— start —
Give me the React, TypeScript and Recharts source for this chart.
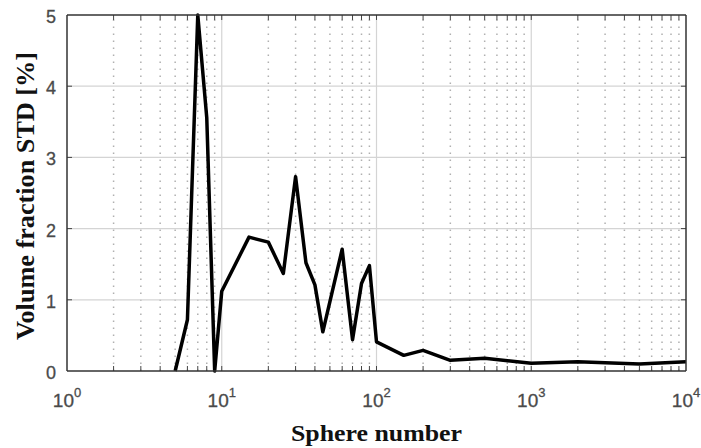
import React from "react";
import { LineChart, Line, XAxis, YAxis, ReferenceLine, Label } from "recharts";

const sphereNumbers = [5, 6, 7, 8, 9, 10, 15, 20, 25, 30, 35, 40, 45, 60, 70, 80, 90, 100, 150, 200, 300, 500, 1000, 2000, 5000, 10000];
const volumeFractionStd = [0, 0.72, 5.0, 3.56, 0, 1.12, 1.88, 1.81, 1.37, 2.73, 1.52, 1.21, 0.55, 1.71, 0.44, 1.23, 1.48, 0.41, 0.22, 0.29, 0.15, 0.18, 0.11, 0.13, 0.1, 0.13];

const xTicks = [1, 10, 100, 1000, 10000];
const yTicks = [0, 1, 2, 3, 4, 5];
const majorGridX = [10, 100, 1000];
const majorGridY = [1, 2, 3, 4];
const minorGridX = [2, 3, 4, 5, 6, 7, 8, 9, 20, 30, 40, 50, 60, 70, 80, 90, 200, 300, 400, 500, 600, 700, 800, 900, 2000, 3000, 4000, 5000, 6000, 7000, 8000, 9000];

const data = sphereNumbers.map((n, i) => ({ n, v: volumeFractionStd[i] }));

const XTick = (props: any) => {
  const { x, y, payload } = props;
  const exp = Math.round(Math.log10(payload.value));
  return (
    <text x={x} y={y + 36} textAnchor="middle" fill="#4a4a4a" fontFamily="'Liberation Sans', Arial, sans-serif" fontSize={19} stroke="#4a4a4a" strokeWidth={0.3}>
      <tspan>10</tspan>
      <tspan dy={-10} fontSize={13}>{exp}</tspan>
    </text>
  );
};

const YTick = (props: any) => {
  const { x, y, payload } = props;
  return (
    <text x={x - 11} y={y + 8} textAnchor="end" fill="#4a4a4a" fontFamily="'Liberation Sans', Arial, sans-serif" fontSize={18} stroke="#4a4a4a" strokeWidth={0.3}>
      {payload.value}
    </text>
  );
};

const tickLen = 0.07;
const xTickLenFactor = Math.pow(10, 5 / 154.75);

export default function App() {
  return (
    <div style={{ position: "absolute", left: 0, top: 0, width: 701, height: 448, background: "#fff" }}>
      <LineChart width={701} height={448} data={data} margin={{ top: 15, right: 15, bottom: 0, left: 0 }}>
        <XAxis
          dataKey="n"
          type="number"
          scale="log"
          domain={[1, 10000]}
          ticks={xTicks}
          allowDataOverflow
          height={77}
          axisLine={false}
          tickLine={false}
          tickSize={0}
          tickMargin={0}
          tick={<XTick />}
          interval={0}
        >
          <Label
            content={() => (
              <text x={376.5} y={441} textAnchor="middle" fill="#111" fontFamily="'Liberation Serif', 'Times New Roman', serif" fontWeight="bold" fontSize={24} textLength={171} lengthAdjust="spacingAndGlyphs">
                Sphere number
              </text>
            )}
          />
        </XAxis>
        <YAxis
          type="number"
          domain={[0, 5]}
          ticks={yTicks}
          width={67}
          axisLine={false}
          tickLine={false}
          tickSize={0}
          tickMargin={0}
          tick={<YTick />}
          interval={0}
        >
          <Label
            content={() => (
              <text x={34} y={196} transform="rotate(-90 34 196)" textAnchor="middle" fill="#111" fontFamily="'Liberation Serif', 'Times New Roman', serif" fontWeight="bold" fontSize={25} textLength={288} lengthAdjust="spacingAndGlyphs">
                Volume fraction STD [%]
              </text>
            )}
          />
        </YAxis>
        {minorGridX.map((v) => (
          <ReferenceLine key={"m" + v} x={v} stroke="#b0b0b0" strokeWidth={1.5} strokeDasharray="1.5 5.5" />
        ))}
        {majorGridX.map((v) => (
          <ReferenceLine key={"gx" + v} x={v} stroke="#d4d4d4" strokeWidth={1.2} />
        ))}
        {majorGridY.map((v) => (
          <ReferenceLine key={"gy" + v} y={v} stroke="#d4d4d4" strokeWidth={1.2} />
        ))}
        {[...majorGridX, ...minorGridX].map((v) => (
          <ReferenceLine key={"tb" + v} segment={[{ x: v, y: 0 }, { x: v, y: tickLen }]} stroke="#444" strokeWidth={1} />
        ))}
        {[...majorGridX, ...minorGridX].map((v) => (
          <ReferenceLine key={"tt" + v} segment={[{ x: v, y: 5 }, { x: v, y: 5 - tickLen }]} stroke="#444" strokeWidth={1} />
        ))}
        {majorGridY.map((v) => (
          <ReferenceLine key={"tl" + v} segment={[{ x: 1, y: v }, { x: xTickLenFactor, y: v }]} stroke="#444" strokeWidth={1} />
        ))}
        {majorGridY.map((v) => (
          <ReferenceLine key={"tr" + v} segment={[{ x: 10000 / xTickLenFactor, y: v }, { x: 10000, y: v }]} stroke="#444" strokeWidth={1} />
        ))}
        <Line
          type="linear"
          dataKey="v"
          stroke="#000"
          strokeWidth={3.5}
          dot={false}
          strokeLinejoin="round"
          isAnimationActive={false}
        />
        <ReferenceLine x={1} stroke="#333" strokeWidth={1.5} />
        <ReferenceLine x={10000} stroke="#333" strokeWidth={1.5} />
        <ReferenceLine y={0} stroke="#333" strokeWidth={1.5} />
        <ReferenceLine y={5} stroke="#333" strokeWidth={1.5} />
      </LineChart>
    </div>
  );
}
— end —
● **Task to carry out**: Repeat all the data as it stands, dropping any images it holds.

● **Written response**:
Give me the React, TypeScript and Recharts source for this chart.
import React from "react";
import { LineChart, Line, XAxis, YAxis, ReferenceLine, Label } from "recharts";

const sphereNumbers = [5, 6, 7, 8, 9, 10, 15, 20, 25, 30, 35, 40, 45, 60, 70, 80, 90, 100, 150, 200, 300, 500, 1000, 2000, 5000, 10000];
const volumeFractionStd = [0, 0.72, 5.0, 3.56, 0, 1.12, 1.88, 1.81, 1.37, 2.73, 1.52, 1.21, 0.55, 1.71, 0.44, 1.23, 1.48, 0.41, 0.22, 0.29, 0.15, 0.18, 0.11, 0.13, 0.1, 0.13];

const xTicks = [1, 10, 100, 1000, 10000];
const yTicks = [0, 1, 2, 3, 4, 5];
const majorGridX = [10, 100, 1000];
const majorGridY = [1, 2, 3, 4];
const minorGridX = [2, 3, 4, 5, 6, 7, 8, 9, 20, 30, 40, 50, 60, 70, 80, 90, 200, 300, 400, 500, 600, 700, 800, 900, 2000, 3000, 4000, 5000, 6000, 7000, 8000, 9000];

const data = sphereNumbers.map((n, i) => ({ n, v: volumeFractionStd[i] }));

const XTick = (props: any) => {
  const { x, y, payload } = props;
  const exp = Math.round(Math.log10(payload.value));
  return (
    <text x={x} y={y + 36} textAnchor="middle" fill="#4a4a4a" fontFamily="'Liberation Sans', Arial, sans-serif" fontSize={19} stroke="#4a4a4a" strokeWidth={0.3}>
      <tspan>10</tspan>
      <tspan dy={-10} fontSize={13}>{exp}</tspan>
    </text>
  );
};

const YTick = (props: any) => {
  const { x, y, payload } = props;
  return (
    <text x={x - 11} y={y + 8} textAnchor="end" fill="#4a4a4a" fontFamily="'Liberation Sans', Arial, sans-serif" fontSize={18} stroke="#4a4a4a" strokeWidth={0.3}>
      {payload.value}
    </text>
  );
};

const tickLen = 0.07;
const xTickLenFactor = Math.pow(10, 5 / 154.75);

export default function App() {
  return (
    <div style={{ position: "absolute", left: 0, top: 0, width: 701, height: 448, background: "#fff" }}>
      <LineChart width={701} height={448} data={data} margin={{ top: 15, right: 15, bottom: 0, left: 0 }}>
        <XAxis
          dataKey="n"
          type="number"
          scale="log"
          domain={[1, 10000]}
          ticks={xTicks}
          allowDataOverflow
          height={77}
          axisLine={false}
          tickLine={false}
          tickSize={0}
          tickMargin={0}
          tick={<XTick />}
          interval={0}
        >
          <Label
            content={() => (
              <text x={376.5} y={441} textAnchor="middle" fill="#111" fontFamily="'Liberation Serif', 'Times New Roman', serif" fontWeight="bold" fontSize={24} textLength={171} lengthAdjust="spacingAndGlyphs">
                Sphere number
              </text>
            )}
          />
        </XAxis>
        <YAxis
          type="number"
          domain={[0, 5]}
          ticks={yTicks}
          width={67}
          axisLine={false}
          tickLine={false}
          tickSize={0}
          tickMargin={0}
          tick={<YTick />}
          interval={0}
        >
          <Label
            content={() => (
              <text x={34} y={196} transform="rotate(-90 34 196)" textAnchor="middle" fill="#111" fontFamily="'Liberation Serif', 'Times New Roman', serif" fontWeight="bold" fontSize={25} textLength={288} lengthAdjust="spacingAndGlyphs">
                Volume fraction STD [%]
              </text>
            )}
          />
        </YAxis>
        {minorGridX.map((v) => (
          <ReferenceLine key={"m" + v} x={v} stroke="#b0b0b0" strokeWidth={1.5} strokeDasharray="1.5 5.5" />
        ))}
        {majorGridX.map((v) => (
          <ReferenceLine key={"gx" + v} x={v} stroke="#d4d4d4" strokeWidth={1.2} />
        ))}
        {majorGridY.map((v) => (
          <ReferenceLine key={"gy" + v} y={v} stroke="#d4d4d4" strokeWidth={1.2} />
        ))}
        {[...majorGridX, ...minorGridX].map((v) => (
          <ReferenceLine key={"tb" + v} segment={[{ x: v, y: 0 }, { x: v, y: tickLen }]} stroke="#444" strokeWidth={1} />
        ))}
        {[...majorGridX, ...minorGridX].map((v) => (
          <ReferenceLine key={"tt" + v} segment={[{ x: v, y: 5 }, { x: v, y: 5 - tickLen }]} stroke="#444" strokeWidth={1} />
        ))}
        {majorGridY.map((v) => (
          <ReferenceLine key={"tl" + v} segment={[{ x: 1, y: v }, { x: xTickLenFactor, y: v }]} stroke="#444" strokeWidth={1} />
        ))}
        {majorGridY.map((v) => (
          <ReferenceLine key={"tr" + v} segment={[{ x: 10000 / xTickLenFactor, y: v }, { x: 10000, y: v }]} stroke="#444" strokeWidth={1} />
        ))}
        <Line
          type="linear"
          dataKey="v"
          stroke="#000"
          strokeWidth={3.5}
          dot={false}
          strokeLinejoin="round"
          isAnimationActive={false}
        />
        <ReferenceLine x={1} stroke="#333" strokeWidth={1.5} />
        <ReferenceLine x={10000} stroke="#333" strokeWidth={1.5} />
        <ReferenceLine y={0} stroke="#333" strokeWidth={1.5} />
        <ReferenceLine y={5} stroke="#333" strokeWidth={1.5} />
      </LineChart>
    </div>
  );
}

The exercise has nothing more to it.